Michael Weinstein confirms former role as 'zealous advocate' for Charlie Adelson; raises new Qs
Michael Weinstein submitted a formal reply, amended to to the Florida Politics column describing his relationship with the Adelson family. In this, Weinstein asserted that everything he did was within the law and his role as an attorney. That assertion does not contradict anything in the column.
But there’s a lot more to consider.
1) Weinstein’s response understates the role he played in defending Charlie Adelson and his family.
Weinstein didn’t just file motions and draft press statements. Well beyond that, Weinstein voluntarily appeared on local and major network television shows, presenting himself as a longtime family friend and spokesperson.
On ABC’s 20/20, Weinstein stressed that “the family had no involvement whatsoever” in Dan Markel’s murder and that Charlie, “a really easygoing, have a beer, relaxed kind of guy,” could never engage in such conduct.
Weinstein decided to play an important, public, and PERSONAL role in defending his friend. These television appearances were not protected by privilege. What national audiences saw was one man choosing to put his credibility and reputation on the line for another. At the time, the overwhelming evidence of Charlie’s lead role in murdering Markel had already been made public by law enforcement.
Which brings us to …
2) Weinstein’s response fails to differentiate between what might matter potential clients … and what matters to voters.
Surely, future clients would respect that Weinstein – in his own words – “acted as a zealous advocate” for Charlie Adelson. And the role of the criminal defense lawyer is critical in our legal system.
But we’re not talking about clients here. Because Michael Weinstein is running for State House, we’re talking about VOTERS.
Think of it this way: Rudy Giuliani is a “zealous advocate” for HIS client, President Trump. That’s certainly a legal, lawyerly thing to do. Everyone deserves representation. But if Mr. Giuliani ran for office again, voters would also be right to consider if they’d want to vote for a man who chose to align … to defend … to represent the interests of this particular client.
Likewise, the voters of District 81 deserve the chance to ask these kinds of questions, and wouldn’t be wrong to do so.

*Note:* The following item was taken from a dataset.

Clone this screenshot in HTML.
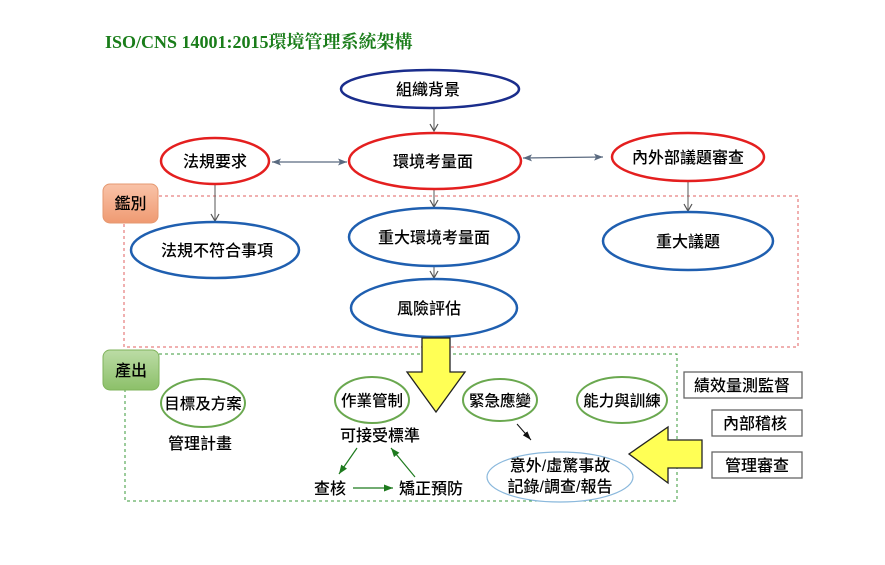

3) Weinstein's response did not dispute his role a go-between for communications between Charlie, Katie, and Sigfredo just following Sigfredo’s arrest.
Attorney-to-attorney communications are common and perfectly proper. But, the impact of these conversations seemed to matter in this case: Weinstein “assured” Sigfredo Garcia’s then-lawyer Jim Lewis that Charlie and “the family” wouldn’t talk with law enforcement. Lewis then shared this with Katie Magbanua. From there, she and Sigfredo felt safe to avoid cooperating, too. This is reiterated here only to underscore that Weinstein’s early role wasn’t trivial. In this very definitional “Prisoner’s Dilemma,” law enforcement had an uphill battle in eliciting cooperation due to these assurances taking place. Yes, Weinstein was just doing his job – but in this case, that meant that Florida residents had to spend much more time and money to get less justice in this horrific murder case.
Given Mr. Weinstein’s desire to earn the trust of voters, here’s a few questions that might help to start with:
1) Everyone would love to know why you “cut ties with the family.” You could have just declined to be his lawyer – why end a relationship with your groomsman and his entire family, too? And when did you “cut ties with the family” – immediately after David Markus took over Charlie’s defense, or some period of time after that?
2) Do you still stand by the statement you made on 20/20, regarding Charlie’s good nature and the impossibility of his family having played a role in Dan’s murder? If not, why did you go on national TV and say this then, even though law enforcement released the overwhelming evidence of Charlie and Donna’s involvement a week before this segment aired?
3) Based purely on the publicly available evidence, do you think that members of the Adelson family should be prosecuted for the murder of Dan Markel?
4) There is currently a grandparents’ rights bill before the legislature that would allow people like Dan Markel’s parents to petition the courts – what is your position on such a bill, and what has your family communicated to their close friends the Adelsons about their decision to cut off their grandchildren from their other grandparents?
5) The Weinsteins and the Adelsons have been close family friends for your entire life. Your father is Wendi Adelson’s godfather and a former Senate Majority Leader and Senate Judiciary Committee chair who no doubt knows longtime State Attorney Willie Meggs. Meggs was the one who made the initial decision not to prosecute Charlie Adelson, despite the Tallahassee Police Department’s recommendation to move forward and the overwhelming evidence. Are you and your father willing to have an independent investigator look at your phone records and release a redacted version of any communications between your father and Meggs or his associates in Tallahassee so that voters can judge for themselves the extent of your family’s involvement or influence in the Markel case?